Thursday, August 16, 2012

Sitting with the dying


Sitting with the dying

Sitting with the dying I feel is a privilege, to be able to do simple things for them.
To place their hand on top of mine, to give little sips to help fight off thirst, or to wipe a fevered forehead with a cooling clothe; yes just simple things.

Or to sit in silence, or reading from the psalms, or saying some prayers and talking when they seem to need it; which they seldom do in their last days and hours; for in the end they are waiting.  They are enclosed by the in-between, a land of grey mist and desert surroundings, where one world is fading and another slowly coming into view.  It is the middle place, the inner desert that the waiting takes place. Their own private Gethsemane, where with Christ the chalice must be emptied, all dregs imbibed  The final stripping after a long journey of slow diminishment, the loss of so many things, now the final letting go is soon at hand.
It is as if they are hanging over a dark abyss, their souls being healed of their life long journey.  For who does not have wounds deep that make life constricted and painful, pulling the strings at the most inopportune time, keep the fullness of life at bay?  So, it is the waiting for release that is witnessed by those who simply sit and accompany the dying.

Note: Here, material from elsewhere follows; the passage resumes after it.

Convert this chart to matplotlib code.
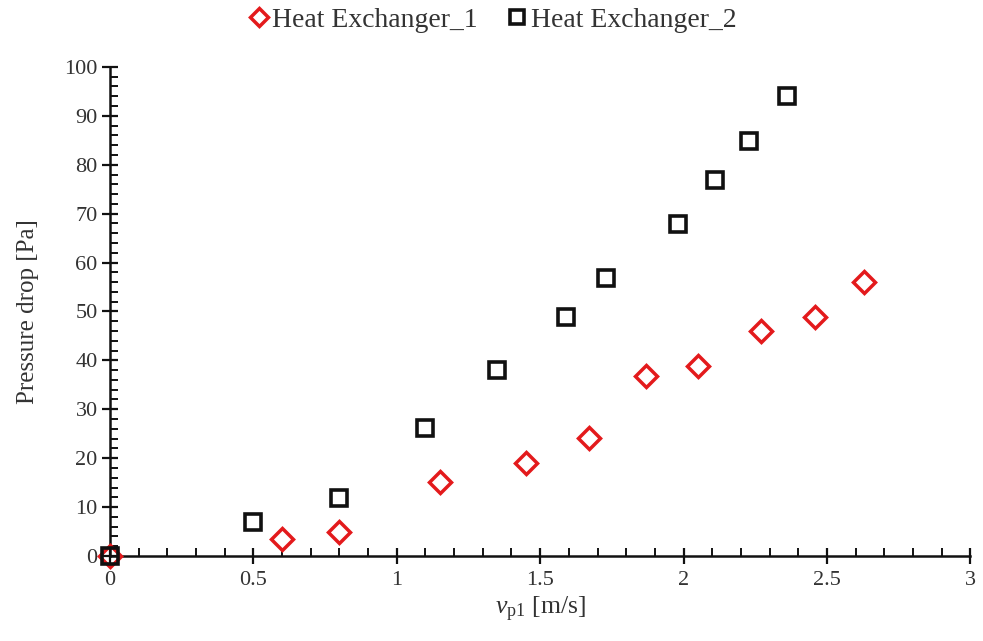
import numpy as np
import matplotlib.pyplot as plt
from matplotlib.ticker import MultipleLocator

plt.rcParams['font.family'] = ['Liberation Serif', 'DejaVu Serif']
plt.rcParams['mathtext.fontset'] = 'custom'
plt.rcParams['mathtext.rm'] = 'Liberation Serif'
plt.rcParams['mathtext.it'] = 'Liberation Serif:italic'

# Heat Exchanger_1 (red diamonds)
v_he1 = [0, 0.60, 0.80, 1.15, 1.45, 1.67, 1.87, 2.05, 2.27, 2.46, 2.63]
dp_he1 = [0, 3.5, 4.9, 15.1, 19.0, 24.1, 36.8, 38.9, 46.0, 48.9, 56.0]

# Heat Exchanger_2 (black squares)
v_he2 = [0, 0.50, 0.80, 1.10, 1.35, 1.59, 1.73, 1.98, 2.11, 2.23, 2.36]
dp_he2 = [0, 7.0, 11.9, 26.2, 38.0, 48.9, 56.9, 67.9, 76.9, 84.9, 94.1]

fig = plt.figure(figsize=(9.83, 6.41), dpi=100)
ax = fig.add_axes([0.112, 0.1326, 0.875, 0.763])

ax.plot(v_he1, dp_he1, linestyle='none', marker='D', markersize=11,
        markerfacecolor='none', markeredgecolor='#e31a1c', markeredgewidth=2.5,
        label='Heat Exchanger_1', clip_on=False, zorder=3)
ax.plot(v_he2, dp_he2, linestyle='none', marker='s', markersize=12,
        markerfacecolor='none', markeredgecolor='#111111', markeredgewidth=2.6,
        label='Heat Exchanger_2', clip_on=False, zorder=4)

ax.set_xlim(0, 3)
ax.set_ylim(0, 100)
ax.xaxis.set_major_locator(MultipleLocator(0.5))
ax.xaxis.set_minor_locator(MultipleLocator(0.1))
ax.yaxis.set_major_locator(MultipleLocator(10))
ax.yaxis.set_minor_locator(MultipleLocator(2))
ax.set_xticks([0, 0.5, 1, 1.5, 2, 2.5, 3])
ax.set_xticklabels(['0', '0.5', '1', '1.5', '2', '2.5', '3'])

for s in ['top', 'right']:
    ax.spines[s].set_visible(False)
for s in ['left', 'bottom']:
    ax.spines[s].set_linewidth(1.8)
    ax.spines[s].set_color('#111111')

ax.tick_params(which='major', direction='inout', length=12, width=1.6,
               labelsize=16, colors='#111111', pad=5)
ax.tick_params(which='minor', direction='in', length=6, width=1.4, colors='#111111')
ax.tick_params(axis='y', which='major', pad=3)
for lbl in ax.get_xticklabels() + ax.get_yticklabels():
    lbl.set_color('#333333')

ax.set_xlabel(r'$v_{\mathrm{p1}}$ [m/s]', fontsize=18.5, color='#333333', labelpad=3)
ax.set_ylabel('Pressure drop [Pa]', fontsize=18, color='#333333', labelpad=18)

leg = ax.legend(loc='center', bbox_to_anchor=(0.444, 1.096), ncol=2,
                frameon=False, fontsize=20, handletextpad=0.1, columnspacing=1.0,
                handlelength=0.8, markerscale=0.85)
for t in leg.get_texts():
    t.set_color('#333333')

plt.savefig('out.png', dpi=100)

In sitting, we see our own deaths, for in the end what we do, all of us (at least I think so), is wait for our turn.  Each day we have little deaths, losses, diminishments, preparing us for the final death and all that implies.  To face that is freeing, though at times it can bring terror, for the place of in-between is one of ruthless stripping, the final cleansing by infinite love, that is beyond all our exalted and yes petty ideas, of the ultimate mystery we call God.

What lies beyond, I have no idea, could death be the end, yes it could.  If it is, well we still need to sit with dying, hold their hands give them drink and wipe their foreheads and pray with and for them; well at least I think so.  For we live in a world where I think we are not supposed to know, but to live in trust, hard as that may be.